Perhaps the Japanese just got up one morning, and hating us for our greatness, our democracy, our liberal values, our superior grooming, up and attacked Pearl Harbor for no better reasons than those. Or perhaps the US state and the Japanese state developed imperial rivalries over control of the China market, among other things, from the late 19th century onward. Perhaps this clash of imperial ambitions had something to do with the origins of the Pacific war.

The Japanese leadership had in mind to treat parts of East Asia much the way the US treated Latin America. The US, Britain, and the Netherlands informed them that only mature nations should have empires. The dull Japanese failed to see the logic of that assertion.

That is the general background. The specific background of the Pacific war, on the US side, has to do with FDR’s desperate search for a means of forcing the American people into wars they wished to avoid. In that search, he did his level best to corner the Japanese state leaders so that they would strike back, giving him a casus belli. Evidently, this worked.

Separating out Japanese society from the Japanese state, and American society from the American state, seems a good way to bring more realism into the discussion of the Pacific war.

Mr. Starr is more interested in taking up the case of José Padilla. I leave it to others to argue about that. He does make an interesting observation, however, in this part of his article: “Rothbardian libertarians like Callahan don’t seem to understand the international laws of war.”

This not quite right. We do understand them. These laws have been cobbled together over time by cynical state actors, who increasingly chose to shred the rules followed in previous centuries. To the extent that provisions presently exist which might actually limit the carnage of war, great powers ignore them. One need only think of the real posture of the US toward the Geneva Convention, as opposed to rhetorical poses sometimes struck by US representatives when the TV cameras are running.

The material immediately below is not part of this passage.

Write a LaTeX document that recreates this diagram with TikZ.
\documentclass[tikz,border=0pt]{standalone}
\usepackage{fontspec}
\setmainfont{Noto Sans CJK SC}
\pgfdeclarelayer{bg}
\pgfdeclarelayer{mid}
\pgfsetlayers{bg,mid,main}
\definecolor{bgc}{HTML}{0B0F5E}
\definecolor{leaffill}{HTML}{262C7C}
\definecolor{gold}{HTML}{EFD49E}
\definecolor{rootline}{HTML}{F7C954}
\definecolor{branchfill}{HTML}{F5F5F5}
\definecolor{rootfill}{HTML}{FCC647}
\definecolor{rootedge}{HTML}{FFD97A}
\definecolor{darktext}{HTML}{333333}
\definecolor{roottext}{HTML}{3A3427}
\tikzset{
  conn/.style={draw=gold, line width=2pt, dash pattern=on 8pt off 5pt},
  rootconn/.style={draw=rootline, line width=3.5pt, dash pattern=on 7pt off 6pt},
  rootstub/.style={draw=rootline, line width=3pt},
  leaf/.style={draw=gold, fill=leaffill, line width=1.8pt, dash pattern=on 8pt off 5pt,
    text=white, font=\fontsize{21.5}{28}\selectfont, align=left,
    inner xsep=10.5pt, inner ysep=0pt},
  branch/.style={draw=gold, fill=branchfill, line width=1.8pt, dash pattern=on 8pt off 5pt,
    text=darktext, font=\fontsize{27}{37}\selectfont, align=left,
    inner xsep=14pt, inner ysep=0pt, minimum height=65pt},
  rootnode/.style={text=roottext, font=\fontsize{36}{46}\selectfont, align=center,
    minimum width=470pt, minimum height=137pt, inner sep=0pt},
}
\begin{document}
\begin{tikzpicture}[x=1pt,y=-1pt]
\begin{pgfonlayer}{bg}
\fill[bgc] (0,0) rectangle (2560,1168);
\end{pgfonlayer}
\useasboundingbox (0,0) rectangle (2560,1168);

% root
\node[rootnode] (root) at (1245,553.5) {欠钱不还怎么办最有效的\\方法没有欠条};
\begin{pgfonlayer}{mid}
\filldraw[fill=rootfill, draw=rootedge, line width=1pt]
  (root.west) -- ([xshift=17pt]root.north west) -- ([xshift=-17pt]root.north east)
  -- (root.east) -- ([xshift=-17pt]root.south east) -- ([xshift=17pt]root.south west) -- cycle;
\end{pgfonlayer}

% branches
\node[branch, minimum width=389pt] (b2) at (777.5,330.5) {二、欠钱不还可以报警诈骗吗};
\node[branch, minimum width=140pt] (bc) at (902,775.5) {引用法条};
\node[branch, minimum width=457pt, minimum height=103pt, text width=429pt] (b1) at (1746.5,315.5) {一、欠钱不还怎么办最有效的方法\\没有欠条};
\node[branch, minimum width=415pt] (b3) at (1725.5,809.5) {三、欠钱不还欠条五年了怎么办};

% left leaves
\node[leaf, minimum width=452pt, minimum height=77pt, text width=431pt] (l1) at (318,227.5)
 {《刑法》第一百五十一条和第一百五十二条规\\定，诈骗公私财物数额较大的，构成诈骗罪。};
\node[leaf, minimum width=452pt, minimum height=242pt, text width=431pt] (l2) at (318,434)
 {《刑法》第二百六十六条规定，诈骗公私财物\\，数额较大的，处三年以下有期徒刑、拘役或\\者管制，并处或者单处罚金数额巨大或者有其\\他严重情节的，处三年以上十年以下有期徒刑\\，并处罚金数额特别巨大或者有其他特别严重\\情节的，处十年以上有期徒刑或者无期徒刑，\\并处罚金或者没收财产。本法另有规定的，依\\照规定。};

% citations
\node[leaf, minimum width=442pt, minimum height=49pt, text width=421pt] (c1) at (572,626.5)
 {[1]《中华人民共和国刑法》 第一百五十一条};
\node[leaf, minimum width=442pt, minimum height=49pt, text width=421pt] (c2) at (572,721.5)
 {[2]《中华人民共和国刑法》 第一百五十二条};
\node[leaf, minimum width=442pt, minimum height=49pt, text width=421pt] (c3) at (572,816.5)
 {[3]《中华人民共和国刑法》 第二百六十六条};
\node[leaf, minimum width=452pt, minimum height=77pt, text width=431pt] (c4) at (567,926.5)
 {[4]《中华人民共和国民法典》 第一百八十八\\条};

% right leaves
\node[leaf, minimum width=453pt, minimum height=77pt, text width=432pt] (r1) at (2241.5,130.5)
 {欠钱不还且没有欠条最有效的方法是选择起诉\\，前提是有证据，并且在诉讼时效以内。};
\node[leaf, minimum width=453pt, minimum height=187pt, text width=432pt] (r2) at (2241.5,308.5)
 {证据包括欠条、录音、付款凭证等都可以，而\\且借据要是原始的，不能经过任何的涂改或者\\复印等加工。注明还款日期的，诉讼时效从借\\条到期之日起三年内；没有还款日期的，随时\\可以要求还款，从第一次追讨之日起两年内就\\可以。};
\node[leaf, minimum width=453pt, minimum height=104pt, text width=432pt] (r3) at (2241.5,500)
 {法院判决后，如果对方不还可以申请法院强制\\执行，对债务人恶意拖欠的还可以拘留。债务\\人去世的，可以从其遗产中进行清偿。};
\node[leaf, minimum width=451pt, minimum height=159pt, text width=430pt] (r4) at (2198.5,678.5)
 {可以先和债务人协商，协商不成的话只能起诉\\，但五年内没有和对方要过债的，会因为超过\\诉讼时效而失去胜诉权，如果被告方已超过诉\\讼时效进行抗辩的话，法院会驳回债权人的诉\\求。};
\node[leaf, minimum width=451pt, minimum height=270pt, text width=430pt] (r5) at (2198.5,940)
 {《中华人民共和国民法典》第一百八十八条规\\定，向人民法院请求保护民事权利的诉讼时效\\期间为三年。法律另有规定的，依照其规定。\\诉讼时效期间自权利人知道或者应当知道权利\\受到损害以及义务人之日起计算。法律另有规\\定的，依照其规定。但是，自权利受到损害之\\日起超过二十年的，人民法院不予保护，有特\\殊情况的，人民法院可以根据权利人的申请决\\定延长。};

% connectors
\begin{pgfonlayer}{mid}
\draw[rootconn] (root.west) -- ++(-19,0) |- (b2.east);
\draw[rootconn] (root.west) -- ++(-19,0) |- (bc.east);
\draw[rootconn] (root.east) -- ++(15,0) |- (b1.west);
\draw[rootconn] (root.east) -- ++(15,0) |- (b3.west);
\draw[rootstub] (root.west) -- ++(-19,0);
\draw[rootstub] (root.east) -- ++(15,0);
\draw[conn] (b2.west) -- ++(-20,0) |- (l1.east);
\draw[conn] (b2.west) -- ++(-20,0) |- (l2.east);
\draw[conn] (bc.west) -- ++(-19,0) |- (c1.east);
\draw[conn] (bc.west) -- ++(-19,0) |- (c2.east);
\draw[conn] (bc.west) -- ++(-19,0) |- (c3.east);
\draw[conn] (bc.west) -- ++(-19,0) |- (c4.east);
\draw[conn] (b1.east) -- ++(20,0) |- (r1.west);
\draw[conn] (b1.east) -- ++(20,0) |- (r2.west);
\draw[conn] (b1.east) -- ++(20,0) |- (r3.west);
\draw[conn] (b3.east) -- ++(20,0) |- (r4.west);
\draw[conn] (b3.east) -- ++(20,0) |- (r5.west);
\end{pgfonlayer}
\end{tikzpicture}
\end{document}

If the laws of war say there is a “right,” or that it is “lawful,” to obliterate civilians by bombs or cruise missiles or to starve whole populations because a state claiming to embody The Hopes of All Mankind doesn’t like some local despot, the laws of war need renewed scrutiny, deconstruction, and criticism. Libertarians do not appeal to imperial US rescripts or UN Security Council resolutions for moral authority. They appeal to the older law of nations, the jus gentium, grounded in the concept of natural law.

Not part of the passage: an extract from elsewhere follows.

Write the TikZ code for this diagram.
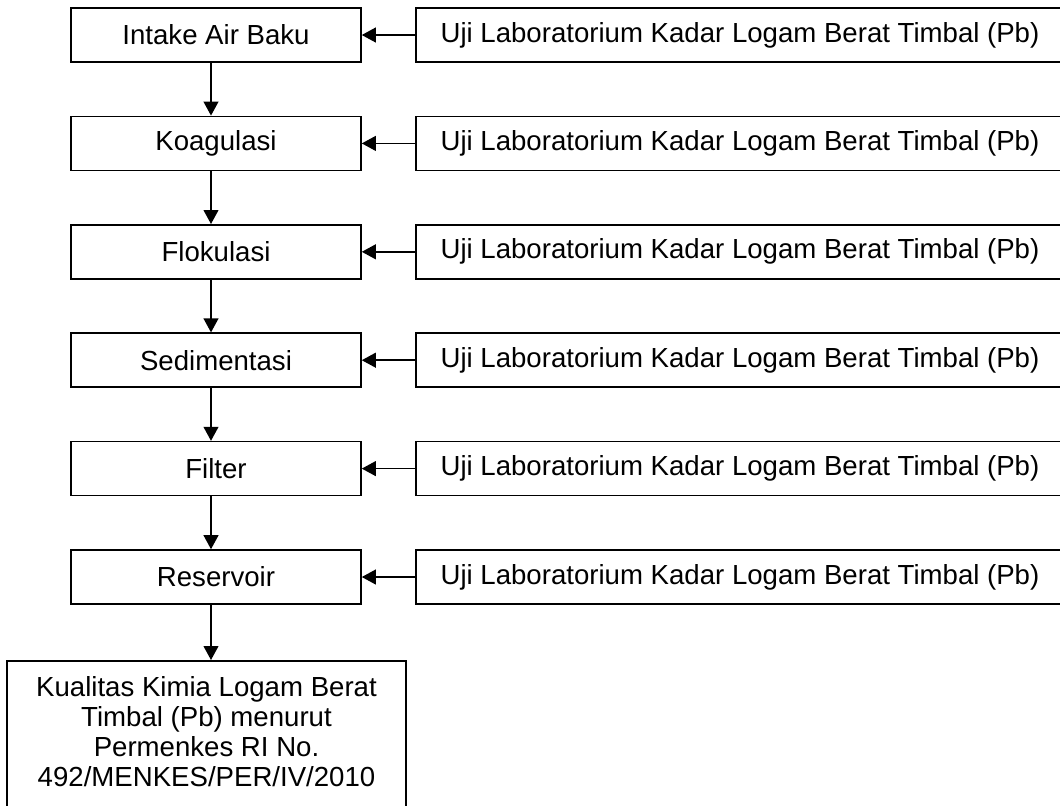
\documentclass[tikz,border=0pt]{standalone}
\usepackage{fontspec}
\setmainfont{Liberation Sans}
\usetikzlibrary{arrows.meta,positioning}
\tikzstyle{proc} = [rectangle, draw, line width=0.8pt, inner sep=0pt,
    minimum width=145pt, minimum height=27pt, font=\fontsize{13.8}{15}\selectfont]
\tikzstyle{uji} = [proc, minimum width=324pt]
\tikzstyle{hasil} = [proc, minimum width=199.5pt, align=center, inner ysep=8pt]
\tikzstyle{arr} = [-{Triangle[length=7pt,width=7.4pt]}, line width=0.8pt]
\tikzstyle{down} = [arr, transform canvas={xshift=-2.5pt}]
\newcommand{\ujilab}{Uji Laboratorium Kadar Logam Berat Timbal (Pb)}

\begin{document}
\begin{tikzpicture}[x=0.5pt,y=-0.5pt,node distance=54.2pt]
  \path[use as bounding box,clip] (0,0) rectangle (1060,805);

  \node[proc] (intake) at (216,35) {Intake Air Baku};
  \node[proc] (koag) [below of=intake] {Koagulasi};
  \node[proc] (flok) [below of=koag] {Flokulasi};
  \node[proc] (sedi) [below of=flok] {Sedimentasi};
  \node[proc] (filt) [below of=sedi] {Filter};
  \node[proc] (resv) [below of=filt] {Reservoir};
  \node[hasil,anchor=north] (kual) at (206.5,660)
    {Kualitas Kimia Logam Berat\\Timbal (Pb) menurut\\Permenkes RI No.\\492/MENKES/PER/IV/2010\rule[-10pt]{0pt}{0pt}};

  \node[uji] (u1) [node distance=262pt,right of=intake] {\ujilab};
  \node[uji] (u2) [node distance=262pt,right of=koag] {\ujilab};
  \node[uji] (u3) [node distance=262pt,right of=flok] {\ujilab};
  \node[uji] (u4) [node distance=262pt,right of=sedi] {\ujilab};
  \node[uji] (u5) [node distance=262pt,right of=filt] {\ujilab};
  \node[uji] (u6) [node distance=262pt,right of=resv] {\ujilab};

  \path[down] (intake) edge (koag);
  \path[down] (koag) edge (flok);
  \path[down] (flok) edge (sedi);
  \path[down] (sedi) edge (filt);
  \path[down] (filt) edge (resv);
  \draw[down] (resv.south) -- (resv.south |- kual.north);

  \path[arr] (u1) edge (intake);
  \path[arr] (u2) edge (koag);
  \path[arr] (u3) edge (flok);
  \path[arr] (u4) edge (sedi);
  \path[arr] (u5) edge (filt);
  \path[arr] (u6) edge (resv);
\end{tikzpicture}
\end{document}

So what might we conclude? Tentatively, I suggest the following:

1. No one should kill civilians.

2. If a state does kill civilians “belonging” to other states, it is illogical and hypocritical for it to complain when other states kill “its” civilians.

3. The various killings referred to in point 2 are wrong.

4. Someone should set a good example in these matters.

5. The United States will probably not be the power that sets a good example in these matters.

What is needed is a re-evaluation of Just War Theory. By this I mean a discussion that does not stop with jus ad bellum, i.e, whose cause is just, but takes in jus in bello, i.e., the question of what means are moral, whether a cause is just or otherwise. This would mean throwing overboard all that post-1945 pseudo-Christian Just War theorizing which legitimated nuclear weapons and the like on the rather thin ground that the hearts of one side were pure.

What we need is a further escalation of the radical criticism of states and state actions to which Murray Rothbard contributed so much. Rothbard did indeed understand the bloody 20th century, including its so-called international laws. Quite rightly, he rejected it and went back to the sources of Western freedom and order.